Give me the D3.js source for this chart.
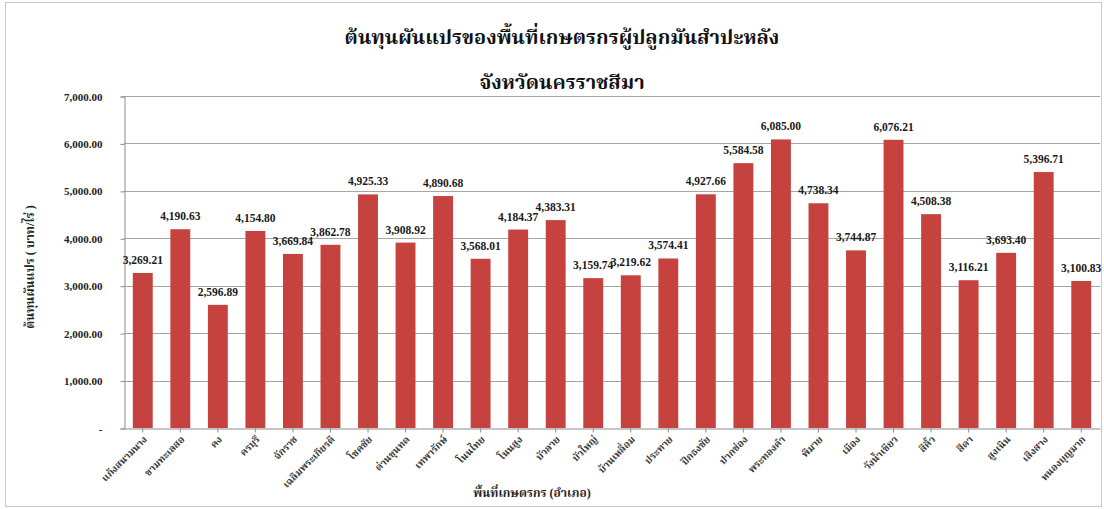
<!DOCTYPE html>
<html>
<head>
<meta charset="utf-8">
<script src="https://cdn.jsdelivr.net/npm/d3@7/dist/d3.min.js"></script>
<style>
  html, body { margin: 0; padding: 0; background: #fff; }
  svg { display: block; }
  text { font-family: "Liberation Serif", "Times New Roman", "Noto Serif Thai", "Noto Sans Thai", "Garuda", "Loma", serif; font-weight: bold; }
</style>
</head>
<body>
<svg id="chart" width="1104" height="509"></svg>
<script>
// Districts (อำเภอ) of Nakhon Ratchasima
const districts = [
  "แก้งสนามนาง", "ขามทะเลสอ", "คง", "ครบุรี", "จักราช", "เฉลิมพระเกียรติ",
  "โชคชัย", "ด่านขุนทด", "เทพารักษ์", "โนนไทย", "โนนสูง", "บัวลาย",
  "บัวใหญ่", "บ้านเหลื่อม", "ประทาย", "ปักธงชัย", "ปากช่อง", "พระทองคำ",
  "พิมาย", "เมือง", "วังน้ำเขียว", "สีคิ้ว", "สีดา", "สูงเนิน",
  "เสิงสาง", "หนองบุญมาก"
];

// Variable cost (baht per rai)
const variableCost = [
  3269.21, 4190.63, 2596.89, 4154.80, 3669.84, 3862.78,
  4925.33, 3908.92, 4890.68, 3568.01, 4184.37, 4383.31,
  3159.74, 3219.62, 3574.41, 4927.66, 5584.58, 6085.00,
  4738.34, 3744.87, 6076.21, 4508.38, 3116.21, 3693.40,
  5396.71, 3100.83
];

const yTicks = [0, 1000, 2000, 3000, 4000, 5000, 6000, 7000];

const titleLines = ["ต้นทุนผันแปรของพื้นที่เกษตรกรผู้ปลูกมันสำปะหลัง", "จังหวัดนครราชสีมา"];
const yTitle = "ต้นทุนผันแปร ( บาท/ไร่ )";
const xTitle = "พื้นที่เกษตรกร (อำเภอ)";

const svg = d3.select("#chart");
const W = 1104, H = 509;
const plot = { left: 124, right: 1100, top: 96, bottom: 428 };

// outer chart frame
svg.append("rect")
  .attr("x", 5.5).attr("y", 2.5)
  .attr("width", W - 8).attr("height", H - 5)
  .attr("fill", "#fff").attr("stroke", "#c8c8c8").attr("stroke-width", 1);

const x = d3.scaleBand()
  .domain(districts)
  .range([plot.left, plot.right])
  .paddingInner(0.47)
  .paddingOuter(0.235);

const y = d3.scaleLinear()
  .domain([0, 7000])
  .range([plot.bottom, plot.top]);

// horizontal gridlines
svg.append("g")
  .selectAll("line")
  .data(yTicks.filter(d => d > 0))
  .join("line")
  .attr("x1", plot.left).attr("x2", plot.right)
  .attr("y1", d => Math.round(y(d)) + 0.5)
  .attr("y2", d => Math.round(y(d)) + 0.5)
  .attr("stroke", "#a6a6a6").attr("stroke-width", 1);

// y axis
const yAxis = d3.axisLeft(y)
  .tickValues(yTicks)
  .tickSize(4)
  .tickPadding(18)
  .tickFormat(d => d === 0 ? "-" : d3.format(",.2f")(d));

const gy = svg.append("g")
  .attr("transform", `translate(${plot.left + 0.5},0.5)`)
  .call(yAxis);
gy.select(".domain").attr("stroke", "#8c8c8c");
gy.selectAll(".tick line").attr("stroke", "#8c8c8c");
gy.selectAll(".tick text")
  .attr("fill", "#222").attr("font-size", 11);

const rows = districts.map((d, i) => ({ name: d, value: variableCost[i] }));

// bars
svg.append("g")
  .selectAll("rect")
  .data(rows)
  .join("rect")
  .attr("x", d => x(d.name))
  .attr("y", d => y(d.value))
  .attr("width", x.bandwidth())
  .attr("height", d => y(0) - y(d.value))
  .attr("fill", "#c6423f");

// value labels
svg.append("g")
  .selectAll("text")
  .data(rows)
  .join("text")
  .attr("x", d => x(d.name) + x.bandwidth() / 2)
  .attr("y", d => y(d.value) - 9)
  .attr("text-anchor", "middle")
  .attr("font-size", 11.5)
  .attr("fill", "#1a1a1a")
  .text(d => d3.format(",.2f")(d.value));

// x axis line and ticks
const xAxis = d3.axisBottom(x).tickSize(4).tickSizeOuter(0).tickFormat("");
const gx = svg.append("g")
  .attr("transform", `translate(0,${plot.bottom + 0.5})`)
  .call(xAxis);
gx.select(".domain").attr("stroke", "#8c8c8c");
gx.selectAll(".tick line").attr("stroke", "#8c8c8c");

// slanted district labels, each in its own rotated group
const labelLayer = svg.append("g").attr("class", "district-labels");
districts.forEach(name => {
  const cx = x(name) + x.bandwidth() / 2 + 5;
  const cy = plot.bottom + 12;
  labelLayer.append("g")
    .attr("transform", `translate(${cx},${cy})`)
    .append("g")
    .attr("transform", "rotate(-45)")
    .append("text")
    .attr("x", 0).attr("y", 0)
    .attr("text-anchor", "end")
    .attr("font-size", 10)
    .attr("fill", "#333")
    .text(name);
});

// titles
svg.append("g")
  .selectAll("text")
  .data(titleLines)
  .join("text")
  .attr("x", 562)
  .attr("y", (d, i) => 44 + i * 45)
  .attr("text-anchor", "middle")
  .attr("font-size", 20)
  .attr("fill", "#111")
  .text(d => d);

svg.append("text")
  .attr("transform", `translate(34,${(plot.top + plot.bottom) / 2 + 5}) rotate(-90)`)
  .attr("text-anchor", "middle")
  .attr("font-size", 12)
  .attr("fill", "#222")
  .text(yTitle);

svg.append("text")
  .attr("x", 532)
  .attr("y", 497)
  .attr("text-anchor", "middle")
  .attr("font-size", 12)
  .attr("fill", "#222")
  .text(xTitle);
</script>
</body>
</html>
........
Set problem.
Write out again exactly the lines from the start of the data above through the line containing "const yTicks = [0, 1000, 2000, 3000, 4000, 5000, 6000, 7000];", inclusive, excluding any pictures.

The response.
Give me the D3.js source for this chart.
<!DOCTYPE html>
<html>
<head>
<meta charset="utf-8">
<script src="https://cdn.jsdelivr.net/npm/d3@7/dist/d3.min.js"></script>
<style>
  html, body { margin: 0; padding: 0; background: #fff; }
  svg { display: block; }
  text { font-family: "Liberation Serif", "Times New Roman", "Noto Serif Thai", "Noto Sans Thai", "Garuda", "Loma", serif; font-weight: bold; }
</style>
</head>
<body>
<svg id="chart" width="1104" height="509"></svg>
<script>
// Districts (อำเภอ) of Nakhon Ratchasima
const districts = [
  "แก้งสนามนาง", "ขามทะเลสอ", "คง", "ครบุรี", "จักราช", "เฉลิมพระเกียรติ",
  "โชคชัย", "ด่านขุนทด", "เทพารักษ์", "โนนไทย", "โนนสูง", "บัวลาย",
  "บัวใหญ่", "บ้านเหลื่อม", "ประทาย", "ปักธงชัย", "ปากช่อง", "พระทองคำ",
  "พิมาย", "เมือง", "วังน้ำเขียว", "สีคิ้ว", "สีดา", "สูงเนิน",
  "เสิงสาง", "หนองบุญมาก"
];

// Variable cost (baht per rai)
const variableCost = [
  3269.21, 4190.63, 2596.89, 4154.80, 3669.84, 3862.78,
  4925.33, 3908.92, 4890.68, 3568.01, 4184.37, 4383.31,
  3159.74, 3219.62, 3574.41, 4927.66, 5584.58, 6085.00,
  4738.34, 3744.87, 6076.21, 4508.38, 3116.21, 3693.40,
  5396.71, 3100.83
];

const yTicks = [0, 1000, 2000, 3000, 4000, 5000, 6000, 7000];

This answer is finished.